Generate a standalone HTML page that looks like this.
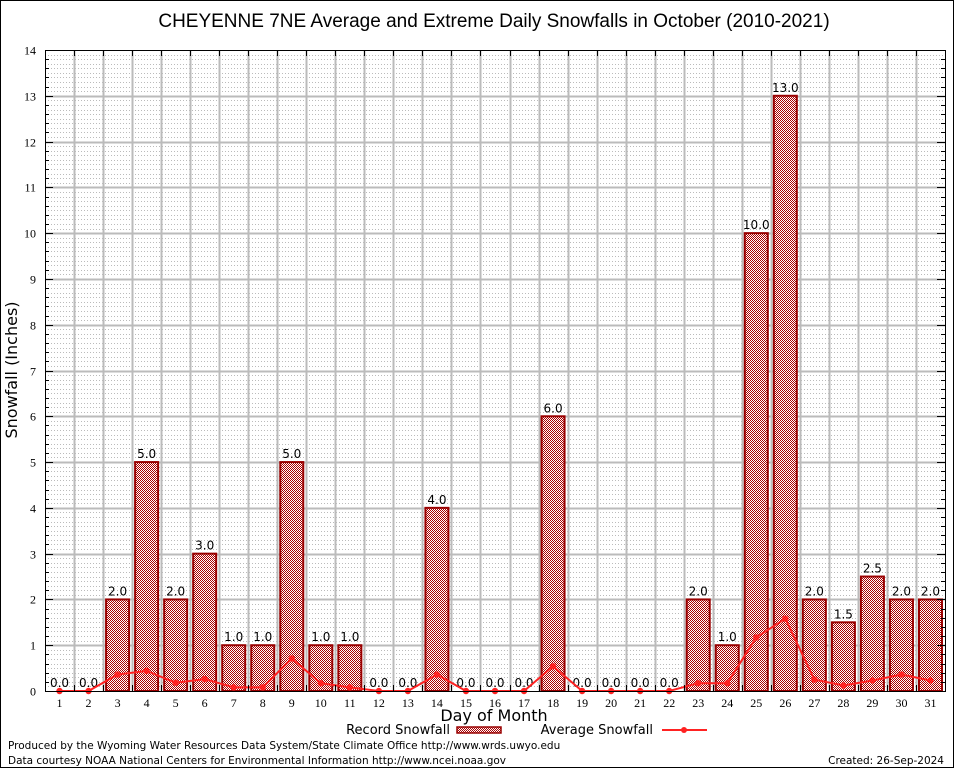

--

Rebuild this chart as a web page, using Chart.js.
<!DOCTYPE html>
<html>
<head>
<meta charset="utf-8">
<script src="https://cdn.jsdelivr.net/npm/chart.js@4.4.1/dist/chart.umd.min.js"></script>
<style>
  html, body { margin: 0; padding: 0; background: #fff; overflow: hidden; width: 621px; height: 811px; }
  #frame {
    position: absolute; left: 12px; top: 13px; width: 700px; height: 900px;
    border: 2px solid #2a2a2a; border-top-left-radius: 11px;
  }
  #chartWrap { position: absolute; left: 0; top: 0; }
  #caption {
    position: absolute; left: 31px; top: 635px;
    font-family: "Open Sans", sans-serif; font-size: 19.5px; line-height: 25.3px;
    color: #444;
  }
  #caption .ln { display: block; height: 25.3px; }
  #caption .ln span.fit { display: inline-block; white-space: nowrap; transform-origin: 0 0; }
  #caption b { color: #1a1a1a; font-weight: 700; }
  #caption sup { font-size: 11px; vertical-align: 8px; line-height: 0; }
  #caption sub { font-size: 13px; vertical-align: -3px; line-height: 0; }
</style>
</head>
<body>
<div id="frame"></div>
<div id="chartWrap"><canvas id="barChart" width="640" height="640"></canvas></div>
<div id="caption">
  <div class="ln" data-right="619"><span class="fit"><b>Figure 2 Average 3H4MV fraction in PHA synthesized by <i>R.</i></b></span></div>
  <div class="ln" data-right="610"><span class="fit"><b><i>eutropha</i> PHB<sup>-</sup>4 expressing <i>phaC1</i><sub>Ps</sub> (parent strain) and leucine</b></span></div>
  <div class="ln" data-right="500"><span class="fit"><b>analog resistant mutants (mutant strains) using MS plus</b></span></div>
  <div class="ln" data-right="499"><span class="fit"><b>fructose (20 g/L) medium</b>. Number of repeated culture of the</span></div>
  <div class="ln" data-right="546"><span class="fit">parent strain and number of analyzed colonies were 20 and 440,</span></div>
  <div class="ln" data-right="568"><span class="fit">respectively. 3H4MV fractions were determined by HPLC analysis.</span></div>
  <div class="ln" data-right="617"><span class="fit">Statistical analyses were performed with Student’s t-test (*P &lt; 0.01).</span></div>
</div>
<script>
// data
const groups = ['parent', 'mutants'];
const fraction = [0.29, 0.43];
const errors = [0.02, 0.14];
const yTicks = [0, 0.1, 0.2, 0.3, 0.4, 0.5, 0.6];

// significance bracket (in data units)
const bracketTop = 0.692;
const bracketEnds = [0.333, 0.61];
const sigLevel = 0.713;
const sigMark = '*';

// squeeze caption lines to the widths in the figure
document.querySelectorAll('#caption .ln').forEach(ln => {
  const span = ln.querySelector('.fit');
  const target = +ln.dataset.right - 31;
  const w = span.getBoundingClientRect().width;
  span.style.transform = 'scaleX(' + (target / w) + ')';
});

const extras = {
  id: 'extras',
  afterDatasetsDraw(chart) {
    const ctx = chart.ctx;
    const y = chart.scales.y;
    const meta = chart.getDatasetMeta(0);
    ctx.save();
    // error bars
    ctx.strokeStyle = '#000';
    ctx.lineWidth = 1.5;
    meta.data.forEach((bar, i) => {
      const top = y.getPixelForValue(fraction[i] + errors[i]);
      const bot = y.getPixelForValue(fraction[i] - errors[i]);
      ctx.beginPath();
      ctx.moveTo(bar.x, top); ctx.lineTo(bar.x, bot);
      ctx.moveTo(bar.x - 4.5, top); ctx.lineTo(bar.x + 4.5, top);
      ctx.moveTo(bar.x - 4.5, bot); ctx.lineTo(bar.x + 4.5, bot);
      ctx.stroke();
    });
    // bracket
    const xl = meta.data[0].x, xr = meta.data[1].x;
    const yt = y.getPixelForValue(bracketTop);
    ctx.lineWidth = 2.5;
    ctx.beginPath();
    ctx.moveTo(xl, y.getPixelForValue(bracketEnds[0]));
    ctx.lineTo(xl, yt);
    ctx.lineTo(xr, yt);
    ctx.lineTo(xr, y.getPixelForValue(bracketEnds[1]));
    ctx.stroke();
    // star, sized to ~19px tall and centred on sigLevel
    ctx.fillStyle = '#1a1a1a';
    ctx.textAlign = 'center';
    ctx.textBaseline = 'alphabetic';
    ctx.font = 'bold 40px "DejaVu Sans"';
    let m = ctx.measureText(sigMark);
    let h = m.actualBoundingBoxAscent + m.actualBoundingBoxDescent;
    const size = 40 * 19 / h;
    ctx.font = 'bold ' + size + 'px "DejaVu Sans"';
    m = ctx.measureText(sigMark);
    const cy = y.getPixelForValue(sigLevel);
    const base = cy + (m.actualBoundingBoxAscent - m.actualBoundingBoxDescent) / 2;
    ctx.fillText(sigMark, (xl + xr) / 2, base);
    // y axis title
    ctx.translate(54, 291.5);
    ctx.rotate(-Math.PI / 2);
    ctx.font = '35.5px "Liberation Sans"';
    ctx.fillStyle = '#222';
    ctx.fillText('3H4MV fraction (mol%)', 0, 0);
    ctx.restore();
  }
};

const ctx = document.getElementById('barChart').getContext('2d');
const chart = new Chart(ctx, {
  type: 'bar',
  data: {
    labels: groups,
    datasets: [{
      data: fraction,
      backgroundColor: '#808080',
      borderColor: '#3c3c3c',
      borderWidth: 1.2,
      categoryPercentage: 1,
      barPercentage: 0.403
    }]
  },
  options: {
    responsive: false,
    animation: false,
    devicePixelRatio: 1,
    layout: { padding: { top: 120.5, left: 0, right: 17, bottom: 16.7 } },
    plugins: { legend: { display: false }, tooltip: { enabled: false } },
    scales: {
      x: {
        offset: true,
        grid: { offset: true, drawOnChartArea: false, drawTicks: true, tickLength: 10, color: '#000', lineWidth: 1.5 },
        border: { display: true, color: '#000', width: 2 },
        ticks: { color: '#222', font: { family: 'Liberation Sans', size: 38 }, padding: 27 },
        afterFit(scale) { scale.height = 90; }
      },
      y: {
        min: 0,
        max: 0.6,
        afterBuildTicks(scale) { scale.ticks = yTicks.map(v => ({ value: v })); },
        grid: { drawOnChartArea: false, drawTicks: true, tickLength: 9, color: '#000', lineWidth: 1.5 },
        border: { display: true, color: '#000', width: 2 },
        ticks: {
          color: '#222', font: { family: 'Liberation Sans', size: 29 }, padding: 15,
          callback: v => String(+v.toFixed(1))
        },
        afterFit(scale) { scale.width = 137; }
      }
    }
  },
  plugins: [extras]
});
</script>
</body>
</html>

...

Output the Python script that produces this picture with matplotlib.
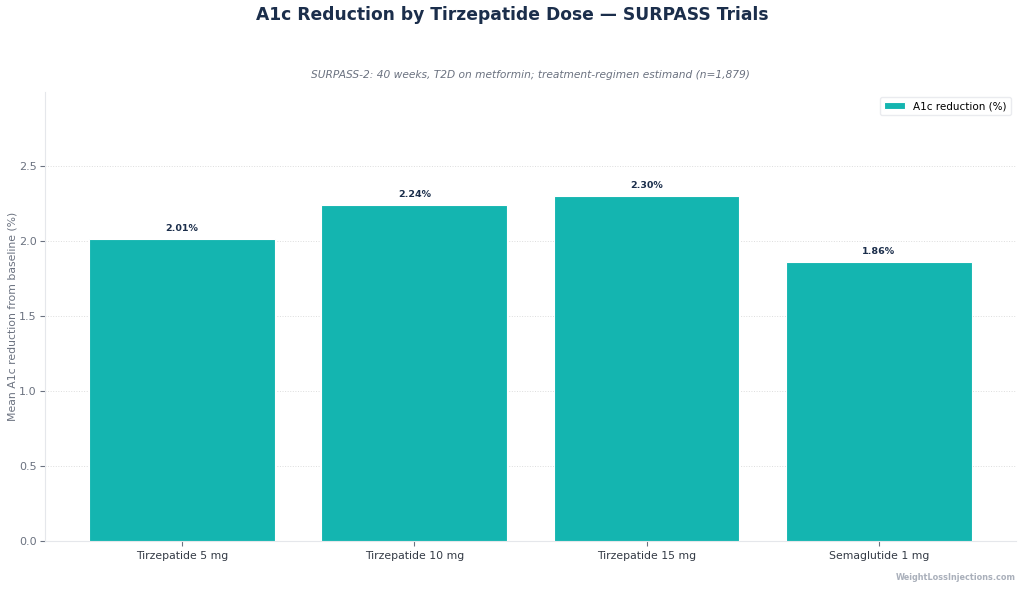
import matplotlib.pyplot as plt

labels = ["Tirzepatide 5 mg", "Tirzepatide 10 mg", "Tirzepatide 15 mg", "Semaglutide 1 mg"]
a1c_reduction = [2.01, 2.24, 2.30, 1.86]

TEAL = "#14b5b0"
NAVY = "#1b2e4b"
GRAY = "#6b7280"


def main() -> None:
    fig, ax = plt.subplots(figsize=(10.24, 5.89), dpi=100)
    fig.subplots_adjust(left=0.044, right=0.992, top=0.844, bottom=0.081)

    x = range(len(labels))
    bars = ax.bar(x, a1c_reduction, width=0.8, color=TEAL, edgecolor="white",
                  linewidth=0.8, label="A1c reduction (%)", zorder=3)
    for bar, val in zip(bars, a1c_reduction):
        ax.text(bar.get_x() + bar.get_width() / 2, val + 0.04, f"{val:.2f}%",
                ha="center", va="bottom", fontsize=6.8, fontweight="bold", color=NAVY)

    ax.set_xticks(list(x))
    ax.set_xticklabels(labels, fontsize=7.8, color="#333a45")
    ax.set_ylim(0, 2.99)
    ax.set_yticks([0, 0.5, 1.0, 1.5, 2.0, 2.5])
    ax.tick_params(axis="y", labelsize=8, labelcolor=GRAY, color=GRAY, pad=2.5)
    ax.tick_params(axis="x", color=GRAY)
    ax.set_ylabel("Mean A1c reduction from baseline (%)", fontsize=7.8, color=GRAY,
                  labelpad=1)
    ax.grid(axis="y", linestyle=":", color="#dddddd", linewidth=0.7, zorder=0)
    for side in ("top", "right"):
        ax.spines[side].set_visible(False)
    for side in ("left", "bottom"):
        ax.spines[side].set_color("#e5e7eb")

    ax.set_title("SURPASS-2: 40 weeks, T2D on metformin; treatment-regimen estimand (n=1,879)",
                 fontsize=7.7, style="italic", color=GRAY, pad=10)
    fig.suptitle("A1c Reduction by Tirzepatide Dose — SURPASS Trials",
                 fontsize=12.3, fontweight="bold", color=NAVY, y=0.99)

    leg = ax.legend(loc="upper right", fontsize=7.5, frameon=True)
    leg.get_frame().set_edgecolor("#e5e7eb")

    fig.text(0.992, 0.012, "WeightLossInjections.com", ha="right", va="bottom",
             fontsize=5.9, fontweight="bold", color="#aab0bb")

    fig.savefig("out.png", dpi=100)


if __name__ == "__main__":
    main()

* [GOAL]: Except for the pictures, write out exactly the lines from the line that contains "Output the Python" through the line that contains "right=0.992, top=0.844, bottom=0.081)", including both.

* [TASK RESULT]:
Output the Python script that produces this picture with matplotlib.
import matplotlib.pyplot as plt

labels = ["Tirzepatide 5 mg", "Tirzepatide 10 mg", "Tirzepatide 15 mg", "Semaglutide 1 mg"]
a1c_reduction = [2.01, 2.24, 2.30, 1.86]

TEAL = "#14b5b0"
NAVY = "#1b2e4b"
GRAY = "#6b7280"


def main() -> None:
    fig, ax = plt.subplots(figsize=(10.24, 5.89), dpi=100)
    fig.subplots_adjust(left=0.044, right=0.992, top=0.844, bottom=0.081)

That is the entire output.